* Start *
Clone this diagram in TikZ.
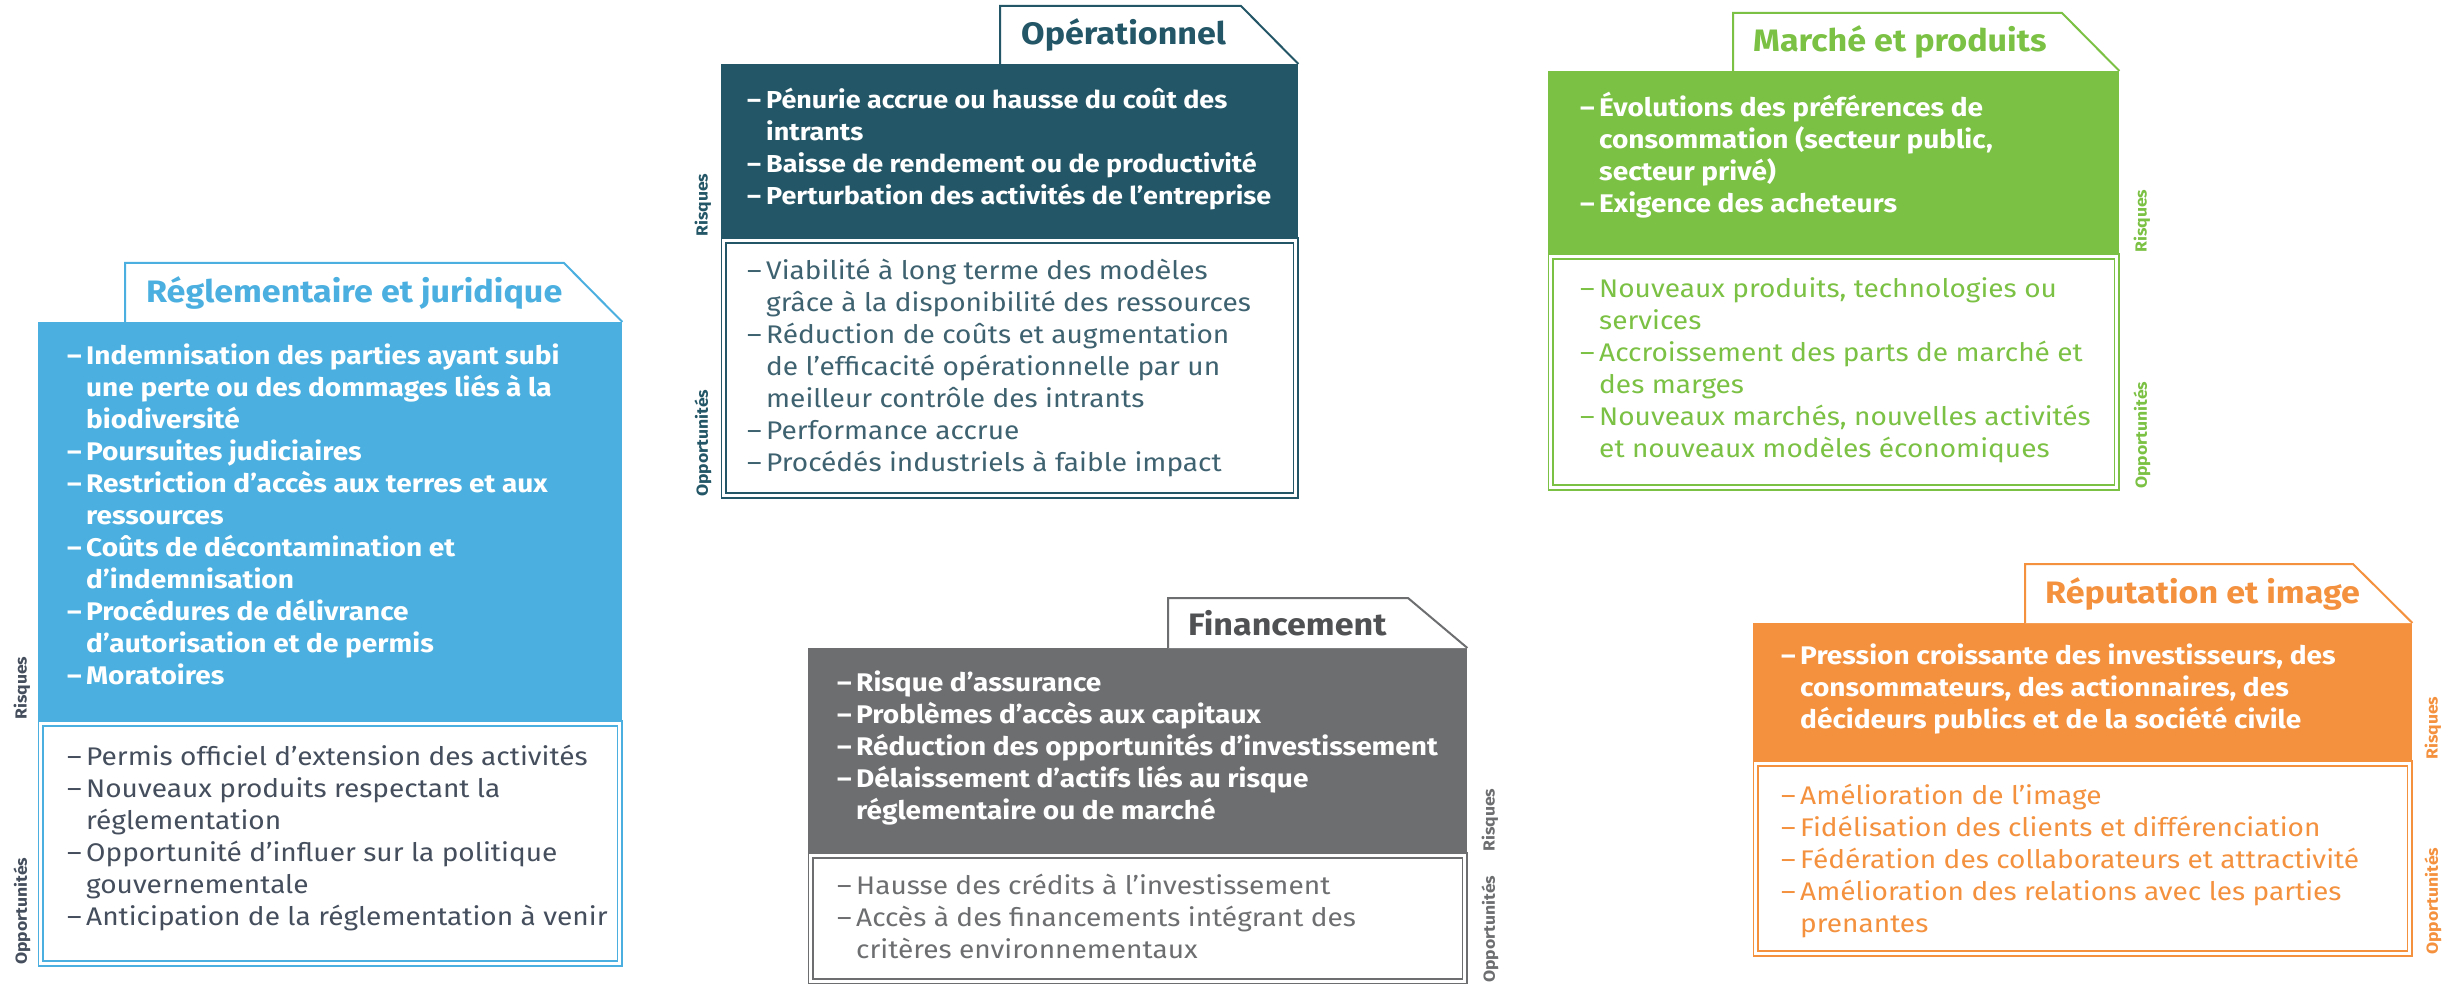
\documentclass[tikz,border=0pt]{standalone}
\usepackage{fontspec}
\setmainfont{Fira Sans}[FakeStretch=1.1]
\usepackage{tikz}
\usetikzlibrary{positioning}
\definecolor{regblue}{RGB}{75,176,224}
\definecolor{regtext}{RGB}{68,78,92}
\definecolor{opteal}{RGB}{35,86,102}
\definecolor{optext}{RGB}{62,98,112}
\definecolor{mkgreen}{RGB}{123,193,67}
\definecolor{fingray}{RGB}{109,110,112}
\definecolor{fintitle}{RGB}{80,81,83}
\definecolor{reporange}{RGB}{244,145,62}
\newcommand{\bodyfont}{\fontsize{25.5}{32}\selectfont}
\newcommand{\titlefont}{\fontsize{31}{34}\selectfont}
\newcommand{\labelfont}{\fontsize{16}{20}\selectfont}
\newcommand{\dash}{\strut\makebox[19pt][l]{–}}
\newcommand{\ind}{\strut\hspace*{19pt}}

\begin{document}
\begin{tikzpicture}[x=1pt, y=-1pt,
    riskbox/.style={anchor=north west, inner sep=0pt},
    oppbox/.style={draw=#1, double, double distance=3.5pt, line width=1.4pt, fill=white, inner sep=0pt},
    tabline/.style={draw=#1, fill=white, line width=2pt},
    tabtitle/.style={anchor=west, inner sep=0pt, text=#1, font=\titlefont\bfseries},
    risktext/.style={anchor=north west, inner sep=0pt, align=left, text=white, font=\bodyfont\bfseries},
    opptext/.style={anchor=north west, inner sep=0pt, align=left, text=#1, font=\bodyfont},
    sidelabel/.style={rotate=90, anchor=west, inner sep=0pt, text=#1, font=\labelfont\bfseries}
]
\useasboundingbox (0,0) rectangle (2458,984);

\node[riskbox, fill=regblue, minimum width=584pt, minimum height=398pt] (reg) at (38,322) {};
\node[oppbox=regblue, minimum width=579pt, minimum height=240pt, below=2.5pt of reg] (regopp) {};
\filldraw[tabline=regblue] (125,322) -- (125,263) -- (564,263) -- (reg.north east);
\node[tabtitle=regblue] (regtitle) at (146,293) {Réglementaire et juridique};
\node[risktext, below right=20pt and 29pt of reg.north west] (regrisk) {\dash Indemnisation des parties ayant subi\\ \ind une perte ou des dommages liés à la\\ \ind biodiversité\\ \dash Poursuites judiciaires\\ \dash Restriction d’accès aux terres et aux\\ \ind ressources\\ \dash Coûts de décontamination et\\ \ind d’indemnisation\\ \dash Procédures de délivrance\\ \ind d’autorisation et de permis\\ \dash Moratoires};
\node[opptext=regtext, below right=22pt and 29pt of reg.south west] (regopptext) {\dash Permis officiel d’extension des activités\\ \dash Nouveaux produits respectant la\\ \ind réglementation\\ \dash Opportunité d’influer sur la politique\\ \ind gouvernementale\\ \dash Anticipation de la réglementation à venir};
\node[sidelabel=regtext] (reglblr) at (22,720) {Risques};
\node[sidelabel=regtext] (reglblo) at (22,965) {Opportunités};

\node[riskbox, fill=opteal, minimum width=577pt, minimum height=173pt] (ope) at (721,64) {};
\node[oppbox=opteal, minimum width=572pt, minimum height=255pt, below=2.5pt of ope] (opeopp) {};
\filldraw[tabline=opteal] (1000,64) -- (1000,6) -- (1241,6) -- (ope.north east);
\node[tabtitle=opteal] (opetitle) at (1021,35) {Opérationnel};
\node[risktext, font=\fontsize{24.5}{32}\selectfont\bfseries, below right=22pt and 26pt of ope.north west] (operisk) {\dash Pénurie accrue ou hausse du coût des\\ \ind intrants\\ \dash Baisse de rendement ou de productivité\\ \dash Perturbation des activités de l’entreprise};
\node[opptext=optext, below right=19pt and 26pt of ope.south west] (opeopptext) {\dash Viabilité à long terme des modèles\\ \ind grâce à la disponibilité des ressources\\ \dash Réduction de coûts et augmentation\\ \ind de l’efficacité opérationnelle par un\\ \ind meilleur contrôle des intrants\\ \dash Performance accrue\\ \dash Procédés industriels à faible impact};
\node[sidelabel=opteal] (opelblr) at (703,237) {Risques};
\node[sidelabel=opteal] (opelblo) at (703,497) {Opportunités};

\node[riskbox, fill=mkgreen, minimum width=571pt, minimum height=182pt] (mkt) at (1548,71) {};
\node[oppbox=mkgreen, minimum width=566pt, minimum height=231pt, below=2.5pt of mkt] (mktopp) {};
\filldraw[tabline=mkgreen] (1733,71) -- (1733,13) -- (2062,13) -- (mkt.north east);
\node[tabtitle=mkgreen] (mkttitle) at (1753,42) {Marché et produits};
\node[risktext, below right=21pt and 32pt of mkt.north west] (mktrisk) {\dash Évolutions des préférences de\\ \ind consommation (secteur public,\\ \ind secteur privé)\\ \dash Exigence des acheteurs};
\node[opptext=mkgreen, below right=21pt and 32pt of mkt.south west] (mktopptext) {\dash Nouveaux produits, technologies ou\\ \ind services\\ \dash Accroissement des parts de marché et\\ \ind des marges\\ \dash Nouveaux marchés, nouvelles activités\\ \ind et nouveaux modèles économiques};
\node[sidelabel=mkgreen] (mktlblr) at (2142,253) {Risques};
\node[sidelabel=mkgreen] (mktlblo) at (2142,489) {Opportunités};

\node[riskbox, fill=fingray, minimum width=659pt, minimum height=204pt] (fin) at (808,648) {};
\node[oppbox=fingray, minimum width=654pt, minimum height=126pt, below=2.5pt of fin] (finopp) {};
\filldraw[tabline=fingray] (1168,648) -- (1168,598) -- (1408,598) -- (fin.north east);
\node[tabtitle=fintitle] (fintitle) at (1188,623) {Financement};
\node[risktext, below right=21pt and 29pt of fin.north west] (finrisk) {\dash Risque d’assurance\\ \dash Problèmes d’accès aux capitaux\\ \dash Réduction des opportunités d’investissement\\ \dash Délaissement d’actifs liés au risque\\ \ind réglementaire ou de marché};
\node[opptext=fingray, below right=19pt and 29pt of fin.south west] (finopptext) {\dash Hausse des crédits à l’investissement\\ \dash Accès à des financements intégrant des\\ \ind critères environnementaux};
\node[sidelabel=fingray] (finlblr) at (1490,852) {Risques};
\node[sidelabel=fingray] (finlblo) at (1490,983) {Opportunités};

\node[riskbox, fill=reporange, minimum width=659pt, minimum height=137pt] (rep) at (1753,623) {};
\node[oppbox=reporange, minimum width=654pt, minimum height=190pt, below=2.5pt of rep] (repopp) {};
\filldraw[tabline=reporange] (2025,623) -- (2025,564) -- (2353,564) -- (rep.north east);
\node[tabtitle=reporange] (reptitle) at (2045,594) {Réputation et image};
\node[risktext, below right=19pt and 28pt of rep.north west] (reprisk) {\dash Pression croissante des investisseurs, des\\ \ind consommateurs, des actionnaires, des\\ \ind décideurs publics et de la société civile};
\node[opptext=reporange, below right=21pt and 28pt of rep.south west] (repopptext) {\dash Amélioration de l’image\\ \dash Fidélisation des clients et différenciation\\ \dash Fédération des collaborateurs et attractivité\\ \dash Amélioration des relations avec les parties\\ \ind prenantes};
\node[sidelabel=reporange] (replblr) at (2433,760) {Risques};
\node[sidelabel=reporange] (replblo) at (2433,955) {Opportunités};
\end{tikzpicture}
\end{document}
* End *
_PROBLEM DETAILS:_ Copy out the data above exactly, except the pictures.

_RESPONSE TO THE EXERCISE:_
Clone this diagram in TikZ.
\documentclass[tikz,border=0pt]{standalone}
\usepackage{fontspec}
\setmainfont{Fira Sans}[FakeStretch=1.1]
\usepackage{tikz}
\usetikzlibrary{positioning}
\definecolor{regblue}{RGB}{75,176,224}
\definecolor{regtext}{RGB}{68,78,92}
\definecolor{opteal}{RGB}{35,86,102}
\definecolor{optext}{RGB}{62,98,112}
\definecolor{mkgreen}{RGB}{123,193,67}
\definecolor{fingray}{RGB}{109,110,112}
\definecolor{fintitle}{RGB}{80,81,83}
\definecolor{reporange}{RGB}{244,145,62}
\newcommand{\bodyfont}{\fontsize{25.5}{32}\selectfont}
\newcommand{\titlefont}{\fontsize{31}{34}\selectfont}
\newcommand{\labelfont}{\fontsize{16}{20}\selectfont}
\newcommand{\dash}{\strut\makebox[19pt][l]{–}}
\newcommand{\ind}{\strut\hspace*{19pt}}

\begin{document}
\begin{tikzpicture}[x=1pt, y=-1pt,
    riskbox/.style={anchor=north west, inner sep=0pt},
    oppbox/.style={draw=#1, double, double distance=3.5pt, line width=1.4pt, fill=white, inner sep=0pt},
    tabline/.style={draw=#1, fill=white, line width=2pt},
    tabtitle/.style={anchor=west, inner sep=0pt, text=#1, font=\titlefont\bfseries},
    risktext/.style={anchor=north west, inner sep=0pt, align=left, text=white, font=\bodyfont\bfseries},
    opptext/.style={anchor=north west, inner sep=0pt, align=left, text=#1, font=\bodyfont},
    sidelabel/.style={rotate=90, anchor=west, inner sep=0pt, text=#1, font=\labelfont\bfseries}
]
\useasboundingbox (0,0) rectangle (2458,984);

\node[riskbox, fill=regblue, minimum width=584pt, minimum height=398pt] (reg) at (38,322) {};
\node[oppbox=regblue, minimum width=579pt, minimum height=240pt, below=2.5pt of reg] (regopp) {};
\filldraw[tabline=regblue] (125,322) -- (125,263) -- (564,263) -- (reg.north east);
\node[tabtitle=regblue] (regtitle) at (146,293) {Réglementaire et juridique};
\node[risktext, below right=20pt and 29pt of reg.north west] (regrisk) {\dash Indemnisation des parties ayant subi\\ \ind une perte ou des dommages liés à la\\ \ind biodiversité\\ \dash Poursuites judiciaires\\ \dash Restriction d’accès aux terres et aux\\ \ind ressources\\ \dash Coûts de décontamination et\\ \ind d’indemnisation\\ \dash Procédures de délivrance\\ \ind d’autorisation et de permis\\ \dash Moratoires};
\node[opptext=regtext, below right=22pt and 29pt of reg.south west] (regopptext) {\dash Permis officiel d’extension des activités\\ \dash Nouveaux produits respectant la\\ \ind réglementation\\ \dash Opportunité d’influer sur la politique\\ \ind gouvernementale\\ \dash Anticipation de la réglementation à venir};
\node[sidelabel=regtext] (reglblr) at (22,720) {Risques};
\node[sidelabel=regtext] (reglblo) at (22,965) {Opportunités};

\node[riskbox, fill=opteal, minimum width=577pt, minimum height=173pt] (ope) at (721,64) {};
\node[oppbox=opteal, minimum width=572pt, minimum height=255pt, below=2.5pt of ope] (opeopp) {};
\filldraw[tabline=opteal] (1000,64) -- (1000,6) -- (1241,6) -- (ope.north east);
\node[tabtitle=opteal] (opetitle) at (1021,35) {Opérationnel};
\node[risktext, font=\fontsize{24.5}{32}\selectfont\bfseries, below right=22pt and 26pt of ope.north west] (operisk) {\dash Pénurie accrue ou hausse du coût des\\ \ind intrants\\ \dash Baisse de rendement ou de productivité\\ \dash Perturbation des activités de l’entreprise};
\node[opptext=optext, below right=19pt and 26pt of ope.south west] (opeopptext) {\dash Viabilité à long terme des modèles\\ \ind grâce à la disponibilité des ressources\\ \dash Réduction de coûts et augmentation\\ \ind de l’efficacité opérationnelle par un\\ \ind meilleur contrôle des intrants\\ \dash Performance accrue\\ \dash Procédés industriels à faible impact};
\node[sidelabel=opteal] (opelblr) at (703,237) {Risques};
\node[sidelabel=opteal] (opelblo) at (703,497) {Opportunités};

\node[riskbox, fill=mkgreen, minimum width=571pt, minimum height=182pt] (mkt) at (1548,71) {};
\node[oppbox=mkgreen, minimum width=566pt, minimum height=231pt, below=2.5pt of mkt] (mktopp) {};
\filldraw[tabline=mkgreen] (1733,71) -- (1733,13) -- (2062,13) -- (mkt.north east);
\node[tabtitle=mkgreen] (mkttitle) at (1753,42) {Marché et produits};
\node[risktext, below right=21pt and 32pt of mkt.north west] (mktrisk) {\dash Évolutions des préférences de\\ \ind consommation (secteur public,\\ \ind secteur privé)\\ \dash Exigence des acheteurs};
\node[opptext=mkgreen, below right=21pt and 32pt of mkt.south west] (mktopptext) {\dash Nouveaux produits, technologies ou\\ \ind services\\ \dash Accroissement des parts de marché et\\ \ind des marges\\ \dash Nouveaux marchés, nouvelles activités\\ \ind et nouveaux modèles économiques};
\node[sidelabel=mkgreen] (mktlblr) at (2142,253) {Risques};
\node[sidelabel=mkgreen] (mktlblo) at (2142,489) {Opportunités};

\node[riskbox, fill=fingray, minimum width=659pt, minimum height=204pt] (fin) at (808,648) {};
\node[oppbox=fingray, minimum width=654pt, minimum height=126pt, below=2.5pt of fin] (finopp) {};
\filldraw[tabline=fingray] (1168,648) -- (1168,598) -- (1408,598) -- (fin.north east);
\node[tabtitle=fintitle] (fintitle) at (1188,623) {Financement};
\node[risktext, below right=21pt and 29pt of fin.north west] (finrisk) {\dash Risque d’assurance\\ \dash Problèmes d’accès aux capitaux\\ \dash Réduction des opportunités d’investissement\\ \dash Délaissement d’actifs liés au risque\\ \ind réglementaire ou de marché};
\node[opptext=fingray, below right=19pt and 29pt of fin.south west] (finopptext) {\dash Hausse des crédits à l’investissement\\ \dash Accès à des financements intégrant des\\ \ind critères environnementaux};
\node[sidelabel=fingray] (finlblr) at (1490,852) {Risques};
\node[sidelabel=fingray] (finlblo) at (1490,983) {Opportunités};

\node[riskbox, fill=reporange, minimum width=659pt, minimum height=137pt] (rep) at (1753,623) {};
\node[oppbox=reporange, minimum width=654pt, minimum height=190pt, below=2.5pt of rep] (repopp) {};
\filldraw[tabline=reporange] (2025,623) -- (2025,564) -- (2353,564) -- (rep.north east);
\node[tabtitle=reporange] (reptitle) at (2045,594) {Réputation et image};
\node[risktext, below right=19pt and 28pt of rep.north west] (reprisk) {\dash Pression croissante des investisseurs, des\\ \ind consommateurs, des actionnaires, des\\ \ind décideurs publics et de la société civile};
\node[opptext=reporange, below right=21pt and 28pt of rep.south west] (repopptext) {\dash Amélioration de l’image\\ \dash Fidélisation des clients et différenciation\\ \dash Fédération des collaborateurs et attractivité\\ \dash Amélioration des relations avec les parties\\ \ind prenantes};
\node[sidelabel=reporange] (replblr) at (2433,760) {Risques};
\node[sidelabel=reporange] (replblo) at (2433,955) {Opportunités};
\end{tikzpicture}
\end{document}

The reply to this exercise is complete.